City investors are making a £700m-plus bet against the shares of listed firms exposed to weak oil prices, according to figures compiled for The Independent.

Short-sellers – who borrow shares to sell in the market in the hope of profiting by buying them back more cheaply when the price falls – have racked up bets against FTSE 100 oil and gas focused engineering firms Petrofac and Weir Group as well as explorer Tullow Oil, according to financial data provider Markit.

The figures also show big bets against FTSE 250 explorers Afren and EnQuest, leaving firms under threat from the dramatic plunge in crude prices since June last year accounting for a quarter of the top 10 most-shorted stocks in the FTSE 100 and 250.
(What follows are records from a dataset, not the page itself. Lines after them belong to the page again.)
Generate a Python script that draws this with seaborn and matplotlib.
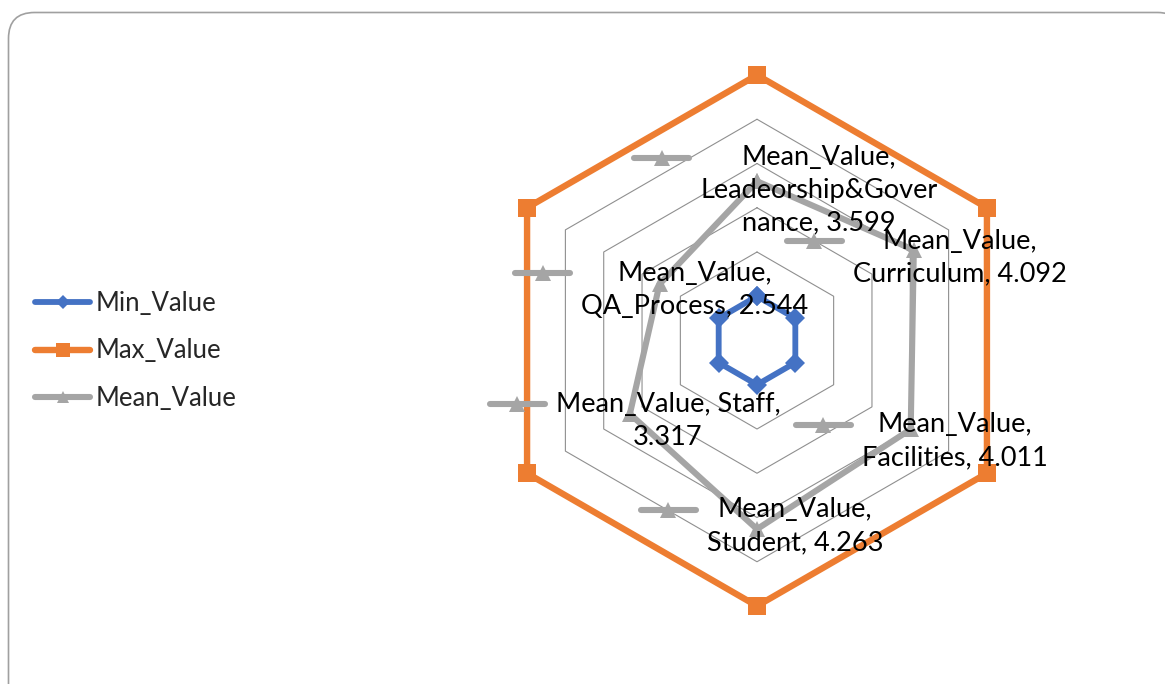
"""Radar chart of min / max / mean scores per quality area (Excel style)."""

import matplotlib

matplotlib.use("Agg")

import matplotlib.pyplot as plt  # noqa: E402
import numpy as np  # noqa: E402
import pandas as pd  # noqa: E402
import seaborn as sns  # noqa: E402
from matplotlib.lines import Line2D  # noqa: E402
from matplotlib.patches import FancyBboxPatch  # noqa: E402
from matplotlib.transforms import IdentityTransform  # noqa: E402

# --- data -------------------------------------------------------------------
categories = ["Leadeorship&Governance", "Curriculum", "Facilities",
              "Student", "Staff", "QA_Process"]
min_values = [1, 1, 1, 1, 1, 1]
max_values = [6, 6, 6, 6, 6, 6]
mean_values = [3.599, 4.092, 4.011, 4.263, 3.317, 2.544]
series_names = ["Min_Value", "Max_Value", "Mean_Value"]
grid_levels = [1, 2, 3, 4, 5, 6]

# Excel wrapped the data labels like this
mean_labels = [
    "Mean_Value,\nLeadeorship&Gover\nnance, 3.599",
    "Mean_Value,\nCurriculum, 4.092",
    "Mean_Value,\nFacilities, 4.011",
    "Mean_Value,\nStudent, 4.263",
    "Mean_Value, Staff,\n3.317",
    "Mean_Value,\nQA_Process, 2.544",
]
# label offsets from the point, pixels (x right, y up)
label_offsets = [(62, -9), (46, -7.5), (44, -12), (38, 3), (38, -7), (35.5, -5.5)]

COLORS = {"Min_Value": "#4472C4", "Max_Value": "#ED7D31", "Mean_Value": "#A5A5A5"}
MARKERS = {"Min_Value": "D", "Max_Value": "s", "Mean_Value": "^"}
LW = {"Min_Value": 4.2, "Max_Value": 4.6, "Mean_Value": 4.4}
MS = {"Min_Value": 10, "Max_Value": 13.5, "Mean_Value": 11}
FS = 19.5
LEG_FS = 18.5

sns.set_style("white")
plt.rcParams["font.family"] = ["Lato", "DejaVu Sans"]

W, H = 1165, 684
fig = plt.figure(figsize=(W / 100, H / 100), dpi=100)

# rounded chart-area border, drawn in pixel units
bg = fig.add_axes([0, 0, 1, 1], zorder=0)
bg.set_xlim(0, W)
bg.set_ylim(H, 0)
bg.axis("off")
bg.add_patch(FancyBboxPatch((8.5, 12.5), 1175, 700,
                            boxstyle="round,pad=0,rounding_size=26",
                            fc="white", ec="#a0a0a0", lw=1.2))

# polar axes: centre (757, 340.5) px, radius 265.5 px
cx, cy, R = 757, 340.5, 265.5
ax = fig.add_axes([(cx - R) / W, (H - cy - R) / H, 2 * R / W, 2 * R / H],
                  projection="polar", zorder=1)
ax.set_facecolor("none")
ax.set_theta_zero_location("N")
ax.set_theta_direction(-1)

n = len(categories)
theta = np.arange(n) * 2 * np.pi / n
theta_closed = np.append(theta, 2 * np.pi)

# hexagonal gridlines
for lvl in grid_levels:
    ax.plot(theta_closed, [lvl] * (n + 1), color="#8f8f8f", lw=0.8, zorder=1)

rows = []
for name, vals in zip(series_names, [min_values, max_values, mean_values]):
    for t, v in zip(theta_closed, list(vals) + [vals[0]]):
        rows.append({"series": name, "theta": t, "value": v})
df = pd.DataFrame(rows)

sns.lineplot(data=df, x="theta", y="value", hue="series", style="series",
             hue_order=series_names, style_order=series_names,
             palette=COLORS, markers=MARKERS, dashes=False, sort=False,
             estimator=None, legend=False, markeredgewidth=0, ax=ax, zorder=2)

data_lines = ax.lines[len(grid_levels):]
for line, name in zip(data_lines, series_names):
    line.set_linewidth(LW[name])
    line.set_markersize(MS[name])
    line.set_clip_on(False)

ax.set_ylim(0, 6)
ax.set_xticks([])
ax.set_yticks([])
ax.grid(False)
ax.spines["polar"].set_visible(False)
ax.set_xlabel("")
ax.set_ylabel("")

# data labels for the mean series
anns = []
for t, v, txt, off in zip(theta, mean_values, mean_labels, label_offsets):
    a = ax.annotate(txt, xy=(t, v), xytext=off, textcoords="offset pixels",
                    ha="center", va="center", multialignment="center",
                    fontsize=FS, linespacing=1.38, color="black", zorder=5)
    anns.append(a)

# Excel also shows the legend key next to each data label
fig.canvas.draw()
renderer = fig.canvas.get_renderer()
for a, txt in zip(anns, mean_labels):
    bb = a.get_window_extent(renderer)
    line_h = bb.height / (txt.count("\n") + 1)
    ky = bb.y1 - line_h * 0.5 + 2
    x1 = bb.x0 - 11
    x0 = x1 - 55
    fig.add_artist(Line2D([x0, x1], [ky, ky], transform=IdentityTransform(),
                          color=COLORS["Mean_Value"], lw=LW["Mean_Value"],
                          solid_capstyle="round", zorder=6))
    fig.add_artist(Line2D([(x0 + x1) / 2], [ky], transform=IdentityTransform(),
                          marker="^", ms=MS["Mean_Value"], mew=0,
                          color=COLORS["Mean_Value"], zorder=6))

# legend on the left
handles = [Line2D([], [], color=COLORS[s], lw=LW[s], marker=MARKERS[s],
                  ms=MS[s] * 0.75, mew=0, solid_capstyle="round")
           for s in series_names]
fig.legend(handles, series_names, loc="center left",
           bbox_to_anchor=(35 / W, (H - 351) / H), frameon=False,
           fontsize=LEG_FS, handlelength=55 / (LEG_FS * 100 / 72),
           handletextpad=0.2, labelspacing=0.88, borderpad=0,
           borderaxespad=0, numpoints=1)

fig.savefig("out.png", dpi=100)
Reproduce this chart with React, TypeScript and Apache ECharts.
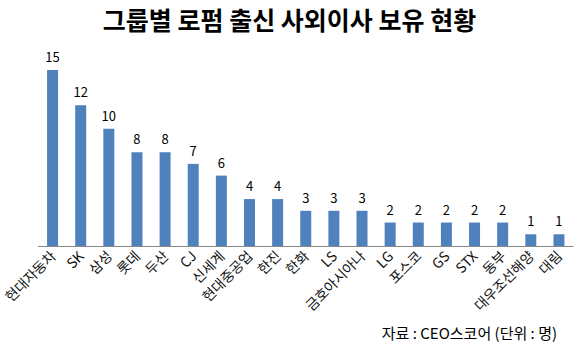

Petrofac is the biggest target of the short-sellers, following a profit warning late last year, driven by a combination of falling oil prices, a union dispute and delays on a major engineering project in the North Sea. According to Markit, 11.7 per cent of its stock is on loan with short-sellers, effectively a £389m bet on the shares falling based on Petrofac’s current market value.

Investors have also taken a £189m position against Weir Group, which manufacturers pumps and valves for the oil and gas sector, as well as a £111m bet against Tullow Oil. In January, Tullow wrote off $2.7bn (£1.8bn) on the value of its exploration assets as it slashed expectations for future profitability in the light of the falling oil price.

Brent crude is now at $55 dollars a barrel – less than half the level of last June – as this week’s initial agreement between the US and Iran over the nation’s nuclear programme raises the prospect of sanctions being lifted, and Iranian crude coming onto oversupplied markets. Sanctions remain in place until a final deal, which could come at the end of June.

Markit analyst Simon Colvin said: “The oil and energy sector is definitely where the short-selling has increased in the past few months. We’re also seeing this pattern in European markets and the US, where shale gas producers are also being targeted.”